* _Direction_
Extract, exactly, the lines from the line containing "Convert this chart to matplotlib code." to the line containing "ax = fig.add_axes([96", with both lines included and any pictures left out.

^^^^^^^^

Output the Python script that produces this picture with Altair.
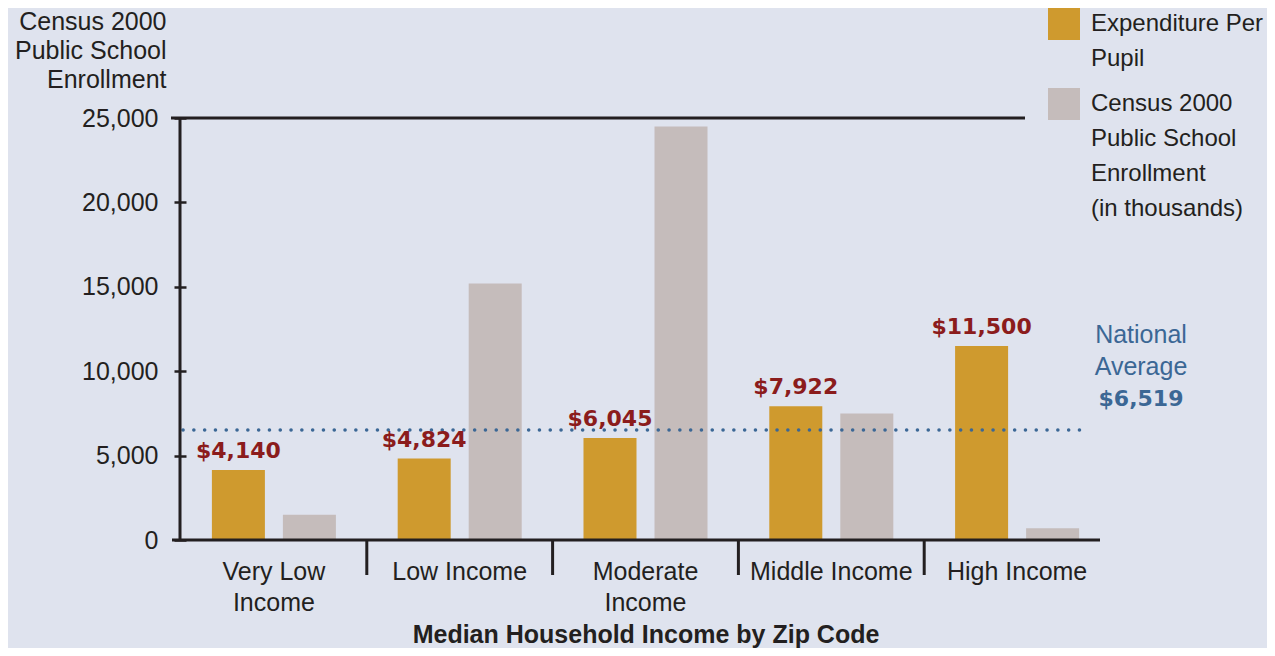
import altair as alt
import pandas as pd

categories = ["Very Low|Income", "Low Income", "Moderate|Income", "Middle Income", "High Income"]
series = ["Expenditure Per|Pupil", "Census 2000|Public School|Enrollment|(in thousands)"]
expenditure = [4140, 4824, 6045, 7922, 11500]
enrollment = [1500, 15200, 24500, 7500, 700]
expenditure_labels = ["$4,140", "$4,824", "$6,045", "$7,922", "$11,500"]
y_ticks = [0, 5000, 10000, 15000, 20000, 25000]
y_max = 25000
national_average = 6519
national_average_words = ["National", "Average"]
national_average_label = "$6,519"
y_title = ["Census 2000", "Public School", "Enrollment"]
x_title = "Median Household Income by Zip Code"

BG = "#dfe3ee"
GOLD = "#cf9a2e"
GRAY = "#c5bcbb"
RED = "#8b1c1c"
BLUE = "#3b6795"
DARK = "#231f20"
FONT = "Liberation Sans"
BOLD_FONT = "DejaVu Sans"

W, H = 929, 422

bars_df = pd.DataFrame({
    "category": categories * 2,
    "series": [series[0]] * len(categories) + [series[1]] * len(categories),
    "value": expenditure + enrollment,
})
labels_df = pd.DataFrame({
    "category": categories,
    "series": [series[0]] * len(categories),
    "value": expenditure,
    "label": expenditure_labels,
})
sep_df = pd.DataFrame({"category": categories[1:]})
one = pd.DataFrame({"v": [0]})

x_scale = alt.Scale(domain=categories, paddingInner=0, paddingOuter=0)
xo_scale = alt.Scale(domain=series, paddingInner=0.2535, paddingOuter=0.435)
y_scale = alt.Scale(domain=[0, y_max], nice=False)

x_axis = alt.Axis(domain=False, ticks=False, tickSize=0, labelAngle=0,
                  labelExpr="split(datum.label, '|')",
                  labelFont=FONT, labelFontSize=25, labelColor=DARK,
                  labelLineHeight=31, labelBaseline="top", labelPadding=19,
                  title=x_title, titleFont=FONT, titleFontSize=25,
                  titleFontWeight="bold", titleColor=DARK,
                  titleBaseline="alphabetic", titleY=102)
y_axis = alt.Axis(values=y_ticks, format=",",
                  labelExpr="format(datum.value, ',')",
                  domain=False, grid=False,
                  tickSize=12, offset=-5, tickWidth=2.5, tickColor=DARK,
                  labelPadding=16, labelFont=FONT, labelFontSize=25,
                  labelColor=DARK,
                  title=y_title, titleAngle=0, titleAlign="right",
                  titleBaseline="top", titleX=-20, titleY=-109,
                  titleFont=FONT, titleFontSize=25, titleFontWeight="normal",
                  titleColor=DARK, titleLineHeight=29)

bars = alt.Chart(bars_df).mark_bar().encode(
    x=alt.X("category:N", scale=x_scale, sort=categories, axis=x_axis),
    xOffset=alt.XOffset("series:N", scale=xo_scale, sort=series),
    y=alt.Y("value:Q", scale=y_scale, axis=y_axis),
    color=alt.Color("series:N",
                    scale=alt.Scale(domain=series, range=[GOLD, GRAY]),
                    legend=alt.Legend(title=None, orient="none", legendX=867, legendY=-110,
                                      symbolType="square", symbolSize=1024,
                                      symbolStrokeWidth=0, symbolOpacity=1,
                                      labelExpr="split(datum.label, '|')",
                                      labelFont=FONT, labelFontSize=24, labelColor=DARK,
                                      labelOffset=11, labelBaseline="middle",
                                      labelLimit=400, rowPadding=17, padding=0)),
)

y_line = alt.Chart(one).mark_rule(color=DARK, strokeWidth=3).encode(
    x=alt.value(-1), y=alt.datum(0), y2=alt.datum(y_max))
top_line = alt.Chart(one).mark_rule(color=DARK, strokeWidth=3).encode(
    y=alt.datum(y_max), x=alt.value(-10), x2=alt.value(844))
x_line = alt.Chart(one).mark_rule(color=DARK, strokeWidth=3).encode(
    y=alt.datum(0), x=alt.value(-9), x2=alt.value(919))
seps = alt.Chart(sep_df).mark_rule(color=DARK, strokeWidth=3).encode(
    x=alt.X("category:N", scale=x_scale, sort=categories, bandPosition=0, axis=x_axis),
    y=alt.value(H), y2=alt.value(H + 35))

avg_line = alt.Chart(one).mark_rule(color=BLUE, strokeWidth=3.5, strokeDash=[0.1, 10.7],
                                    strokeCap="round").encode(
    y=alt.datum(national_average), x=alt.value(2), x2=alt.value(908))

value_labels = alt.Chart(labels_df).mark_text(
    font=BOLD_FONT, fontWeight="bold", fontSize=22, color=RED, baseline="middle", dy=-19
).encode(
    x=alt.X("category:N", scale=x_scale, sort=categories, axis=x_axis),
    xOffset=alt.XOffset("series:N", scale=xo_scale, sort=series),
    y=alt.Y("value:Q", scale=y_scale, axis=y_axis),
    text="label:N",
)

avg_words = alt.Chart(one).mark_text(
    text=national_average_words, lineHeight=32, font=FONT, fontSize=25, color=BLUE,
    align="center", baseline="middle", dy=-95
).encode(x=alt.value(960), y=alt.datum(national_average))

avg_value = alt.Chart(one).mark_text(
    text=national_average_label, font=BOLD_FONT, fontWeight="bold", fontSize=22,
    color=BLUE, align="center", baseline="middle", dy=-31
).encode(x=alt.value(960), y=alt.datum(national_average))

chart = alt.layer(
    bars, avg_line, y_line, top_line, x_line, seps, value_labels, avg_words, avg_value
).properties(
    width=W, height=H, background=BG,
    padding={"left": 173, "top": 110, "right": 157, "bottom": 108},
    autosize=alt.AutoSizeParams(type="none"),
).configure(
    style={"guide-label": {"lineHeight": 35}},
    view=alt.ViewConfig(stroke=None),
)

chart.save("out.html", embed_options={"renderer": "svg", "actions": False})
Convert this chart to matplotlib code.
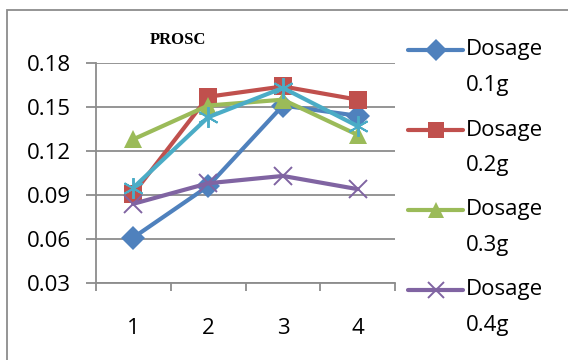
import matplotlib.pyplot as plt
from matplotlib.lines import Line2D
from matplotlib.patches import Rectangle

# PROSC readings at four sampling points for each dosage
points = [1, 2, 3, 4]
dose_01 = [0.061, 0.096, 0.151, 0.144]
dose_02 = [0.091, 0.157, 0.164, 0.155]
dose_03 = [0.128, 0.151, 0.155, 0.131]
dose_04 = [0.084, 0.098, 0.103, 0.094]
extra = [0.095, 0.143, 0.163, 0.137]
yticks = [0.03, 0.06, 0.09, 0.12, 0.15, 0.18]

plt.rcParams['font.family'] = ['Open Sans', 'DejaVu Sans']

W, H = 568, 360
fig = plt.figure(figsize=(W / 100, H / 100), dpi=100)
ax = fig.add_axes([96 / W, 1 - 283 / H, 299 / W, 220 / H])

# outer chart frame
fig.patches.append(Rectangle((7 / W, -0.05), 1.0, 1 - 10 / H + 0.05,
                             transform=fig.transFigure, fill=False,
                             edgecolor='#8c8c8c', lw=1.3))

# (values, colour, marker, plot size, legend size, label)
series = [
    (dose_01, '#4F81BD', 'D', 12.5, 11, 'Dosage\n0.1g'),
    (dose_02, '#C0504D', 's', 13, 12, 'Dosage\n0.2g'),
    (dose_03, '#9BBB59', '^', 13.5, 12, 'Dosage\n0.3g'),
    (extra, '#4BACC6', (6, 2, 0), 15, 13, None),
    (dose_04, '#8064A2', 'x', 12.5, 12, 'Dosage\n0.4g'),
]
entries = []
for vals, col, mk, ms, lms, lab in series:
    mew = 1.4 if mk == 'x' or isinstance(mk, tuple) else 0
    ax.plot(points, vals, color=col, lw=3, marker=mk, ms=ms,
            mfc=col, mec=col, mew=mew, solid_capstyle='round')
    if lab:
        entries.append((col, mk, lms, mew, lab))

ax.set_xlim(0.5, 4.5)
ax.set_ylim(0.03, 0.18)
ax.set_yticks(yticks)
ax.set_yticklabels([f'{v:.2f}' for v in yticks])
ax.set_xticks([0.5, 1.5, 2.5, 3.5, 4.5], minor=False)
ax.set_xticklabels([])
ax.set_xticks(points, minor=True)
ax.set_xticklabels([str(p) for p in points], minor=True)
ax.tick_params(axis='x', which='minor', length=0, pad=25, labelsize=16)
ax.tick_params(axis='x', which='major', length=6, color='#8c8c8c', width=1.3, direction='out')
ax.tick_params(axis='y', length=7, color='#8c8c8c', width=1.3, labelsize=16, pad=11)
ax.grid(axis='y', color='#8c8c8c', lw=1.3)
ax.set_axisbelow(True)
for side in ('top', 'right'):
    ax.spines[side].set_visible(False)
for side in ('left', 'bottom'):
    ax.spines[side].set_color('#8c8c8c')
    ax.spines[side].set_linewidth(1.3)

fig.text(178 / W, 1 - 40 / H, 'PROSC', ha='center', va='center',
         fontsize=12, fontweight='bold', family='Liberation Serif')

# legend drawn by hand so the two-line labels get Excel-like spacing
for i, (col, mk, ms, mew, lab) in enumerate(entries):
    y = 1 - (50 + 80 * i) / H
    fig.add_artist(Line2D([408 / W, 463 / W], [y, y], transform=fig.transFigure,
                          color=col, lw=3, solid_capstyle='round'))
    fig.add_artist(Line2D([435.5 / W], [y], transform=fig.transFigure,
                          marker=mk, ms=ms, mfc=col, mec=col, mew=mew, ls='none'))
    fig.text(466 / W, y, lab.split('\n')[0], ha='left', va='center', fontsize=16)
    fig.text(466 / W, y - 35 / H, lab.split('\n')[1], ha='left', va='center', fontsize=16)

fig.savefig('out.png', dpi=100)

^^^^^^^^

* _Expected answer_
Convert this chart to matplotlib code.
import matplotlib.pyplot as plt
from matplotlib.lines import Line2D
from matplotlib.patches import Rectangle

# PROSC readings at four sampling points for each dosage
points = [1, 2, 3, 4]
dose_01 = [0.061, 0.096, 0.151, 0.144]
dose_02 = [0.091, 0.157, 0.164, 0.155]
dose_03 = [0.128, 0.151, 0.155, 0.131]
dose_04 = [0.084, 0.098, 0.103, 0.094]
extra = [0.095, 0.143, 0.163, 0.137]
yticks = [0.03, 0.06, 0.09, 0.12, 0.15, 0.18]

plt.rcParams['font.family'] = ['Open Sans', 'DejaVu Sans']

W, H = 568, 360
fig = plt.figure(figsize=(W / 100, H / 100), dpi=100)
ax = fig.add_axes([96 / W, 1 - 283 / H, 299 / W, 220 / H])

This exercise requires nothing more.